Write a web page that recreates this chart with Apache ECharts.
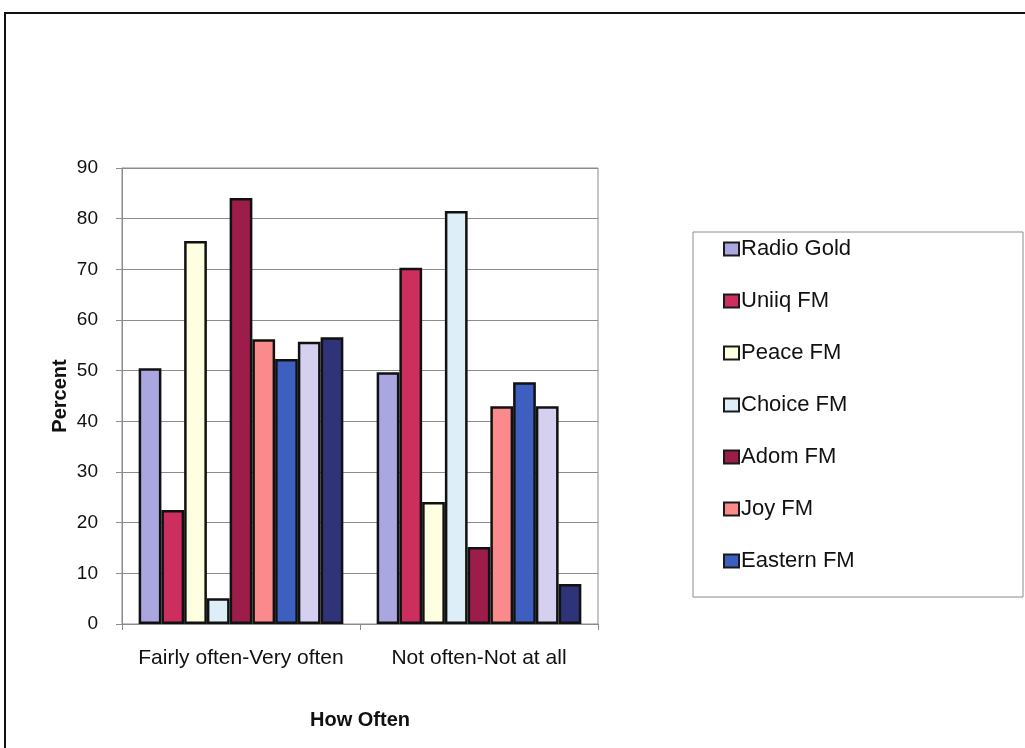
<!DOCTYPE html>
<html>
<head>
<meta charset="utf-8">
<script src="https://cdn.jsdelivr.net/npm/echarts@6/dist/echarts.min.js"></script>
<style>
  html, body { margin: 0; padding: 0; background: #ffffff; }
  #chart { width: 1025px; height: 748px; }
</style>
</head>
<body>
<div id="chart"></div>
<script>
// Listening frequency per station, in percent
const categories = ['Fairly often-Very often', 'Not often-Not at all'];
const stationNames = ['Radio Gold', 'Uniiq FM', 'Peace FM', 'Choice FM', 'Adom FM', 'Joy FM', 'Eastern FM', 'Series 8', 'Series 9'];
const radioGold = [50.5, 49.7];
const uniiqFm = [22.5, 70.3];
const peaceFm = [75.6, 24.1];
const choiceFm = [5.1, 81.5];
const adomFm = [84.1, 15.2];
const joyFm = [56.2, 43.0];
const easternFm = [52.3, 47.7];
const series8 = [55.7, 43.0];
const series9 = [56.6, 7.9];
const yTicks = { min: 0, max: 90, interval: 10 };
const legendNames = stationNames.slice(0, 7);

const values = [radioGold, uniiqFm, peaceFm, choiceFm, adomFm, joyFm, easternFm, series8, series9];
const colors = ['#aaa6e0', '#cc2f5e', '#fefee0', '#ddeef8', '#9c1c4a', '#fb8a8c', '#3c5fc0', '#d6d0f0', '#2f3479'];

const font = '"Liberation Sans", Arial, sans-serif';

const chart = echarts.init(document.getElementById('chart'), null, { renderer: 'canvas' });

chart.setOption({
  backgroundColor: '#ffffff',
  animation: false,
  textStyle: { fontFamily: font, color: '#111' },
  grid: { left: 122, top: 168, width: 476, height: 456, show: true, borderColor: '#8c8c8c', borderWidth: 1 },
  legend: {
    orient: 'vertical',
    left: 718,
    top: 233,
    data: legendNames,
    itemWidth: 15,
    itemHeight: 13,
    itemGap: 30,
    icon: 'rect',
    itemStyle: { borderColor: '#1a1a1a', borderWidth: 2 },
    textStyle: { fontFamily: font, fontSize: 22, color: '#111', lineHeight: 22, padding: [0, 0, 0, -3] }
  },
  graphic: [
    { type: 'rect', shape: { x: 5, y: 13, width: 1040, height: 760 }, style: { fill: 'none', stroke: '#111', lineWidth: 2 }, silent: true },
    { type: 'rect', shape: { x: 693, y: 232, width: 330, height: 365 }, style: { fill: 'none', stroke: '#8c8c8c', lineWidth: 1 }, silent: true }
  ],
  xAxis: {
    type: 'category',
    data: categories,
    name: 'How Often',
    nameLocation: 'middle',
    nameGap: 86,
    nameTextStyle: { fontFamily: font, fontSize: 20, fontWeight: 'bold', color: '#111' },
    axisLine: { lineStyle: { color: '#8c8c8c', width: 1 } },
    axisTick: { show: true, length: 6, lineStyle: { color: '#8c8c8c' } },
    axisLabel: { fontFamily: font, fontSize: 21, color: '#111', margin: 24, interval: 0 },
    splitLine: { show: false }
  },
  yAxis: {
    type: 'value',
    min: yTicks.min,
    max: yTicks.max,
    interval: yTicks.interval,
    name: 'Percent',
    nameLocation: 'middle',
    nameGap: 52,
    nameTextStyle: { fontFamily: font, fontSize: 20, fontWeight: 'bold', color: '#111' },
    axisLine: { show: true, lineStyle: { color: '#8c8c8c', width: 1 } },
    axisTick: { show: true, length: 6, lineStyle: { color: '#8c8c8c' } },
    axisLabel: { fontFamily: font, fontSize: 19, color: '#111', margin: 24 },
    splitLine: { show: true, lineStyle: { color: '#8c8c8c', width: 1 } }
  },
  series: stationNames.map((name, i) => ({
    name: name,
    type: 'bar',
    data: values[i],
    barGap: '0%',
    barCategoryGap: '14%',
    itemStyle: { color: colors[i], borderColor: '#111', borderWidth: 2.5 }
  }))
});
</script>
</body>
</html>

★ ★ ★ ★ ★ ★ ★

*To do*: The data above should be repeated exactly, minus any pictures.

*Answer to the task*:
Write a web page that recreates this chart with Apache ECharts.
<!DOCTYPE html>
<html>
<head>
<meta charset="utf-8">
<script src="https://cdn.jsdelivr.net/npm/echarts@6/dist/echarts.min.js"></script>
<style>
  html, body { margin: 0; padding: 0; background: #ffffff; }
  #chart { width: 1025px; height: 748px; }
</style>
</head>
<body>
<div id="chart"></div>
<script>
// Listening frequency per station, in percent
const categories = ['Fairly often-Very often', 'Not often-Not at all'];
const stationNames = ['Radio Gold', 'Uniiq FM', 'Peace FM', 'Choice FM', 'Adom FM', 'Joy FM', 'Eastern FM', 'Series 8', 'Series 9'];
const radioGold = [50.5, 49.7];
const uniiqFm = [22.5, 70.3];
const peaceFm = [75.6, 24.1];
const choiceFm = [5.1, 81.5];
const adomFm = [84.1, 15.2];
const joyFm = [56.2, 43.0];
const easternFm = [52.3, 47.7];
const series8 = [55.7, 43.0];
const series9 = [56.6, 7.9];
const yTicks = { min: 0, max: 90, interval: 10 };
const legendNames = stationNames.slice(0, 7);

const values = [radioGold, uniiqFm, peaceFm, choiceFm, adomFm, joyFm, easternFm, series8, series9];
const colors = ['#aaa6e0', '#cc2f5e', '#fefee0', '#ddeef8', '#9c1c4a', '#fb8a8c', '#3c5fc0', '#d6d0f0', '#2f3479'];

const font = '"Liberation Sans", Arial, sans-serif';

const chart = echarts.init(document.getElementById('chart'), null, { renderer: 'canvas' });

chart.setOption({
  backgroundColor: '#ffffff',
  animation: false,
  textStyle: { fontFamily: font, color: '#111' },
  grid: { left: 122, top: 168, width: 476, height: 456, show: true, borderColor: '#8c8c8c', borderWidth: 1 },
  legend: {
    orient: 'vertical',
    left: 718,
    top: 233,
    data: legendNames,
    itemWidth: 15,
    itemHeight: 13,
    itemGap: 30,
    icon: 'rect',
    itemStyle: { borderColor: '#1a1a1a', borderWidth: 2 },
    textStyle: { fontFamily: font, fontSize: 22, color: '#111', lineHeight: 22, padding: [0, 0, 0, -3] }
  },
  graphic: [
    { type: 'rect', shape: { x: 5, y: 13, width: 1040, height: 760 }, style: { fill: 'none', stroke: '#111', lineWidth: 2 }, silent: true },
    { type: 'rect', shape: { x: 693, y: 232, width: 330, height: 365 }, style: { fill: 'none', stroke: '#8c8c8c', lineWidth: 1 }, silent: true }
  ],
  xAxis: {
    type: 'category',
    data: categories,
    name: 'How Often',
    nameLocation: 'middle',
    nameGap: 86,
    nameTextStyle: { fontFamily: font, fontSize: 20, fontWeight: 'bold', color: '#111' },
    axisLine: { lineStyle: { color: '#8c8c8c', width: 1 } },
    axisTick: { show: true, length: 6, lineStyle: { color: '#8c8c8c' } },
    axisLabel: { fontFamily: font, fontSize: 21, color: '#111', margin: 24, interval: 0 },
    splitLine: { show: false }
  },
  yAxis: {
    type: 'value',
    min: yTicks.min,
    max: yTicks.max,
    interval: yTicks.interval,
    name: 'Percent',
    nameLocation: 'middle',
    nameGap: 52,
    nameTextStyle: { fontFamily: font, fontSize: 20, fontWeight: 'bold', color: '#111' },
    axisLine: { show: true, lineStyle: { color: '#8c8c8c', width: 1 } },
    axisTick: { show: true, length: 6, lineStyle: { color: '#8c8c8c' } },
    axisLabel: { fontFamily: font, fontSize: 19, color: '#111', margin: 24 },
    splitLine: { show: true, lineStyle: { color: '#8c8c8c', width: 1 } }
  },
  series: stationNames.map((name, i) => ({
    name: name,
    type: 'bar',
    data: values[i],
    barGap: '0%',
    barCategoryGap: '14%',
    itemStyle: { color: colors[i], borderColor: '#111', borderWidth: 2.5 }
  }))
});
</script>
</body>
</html>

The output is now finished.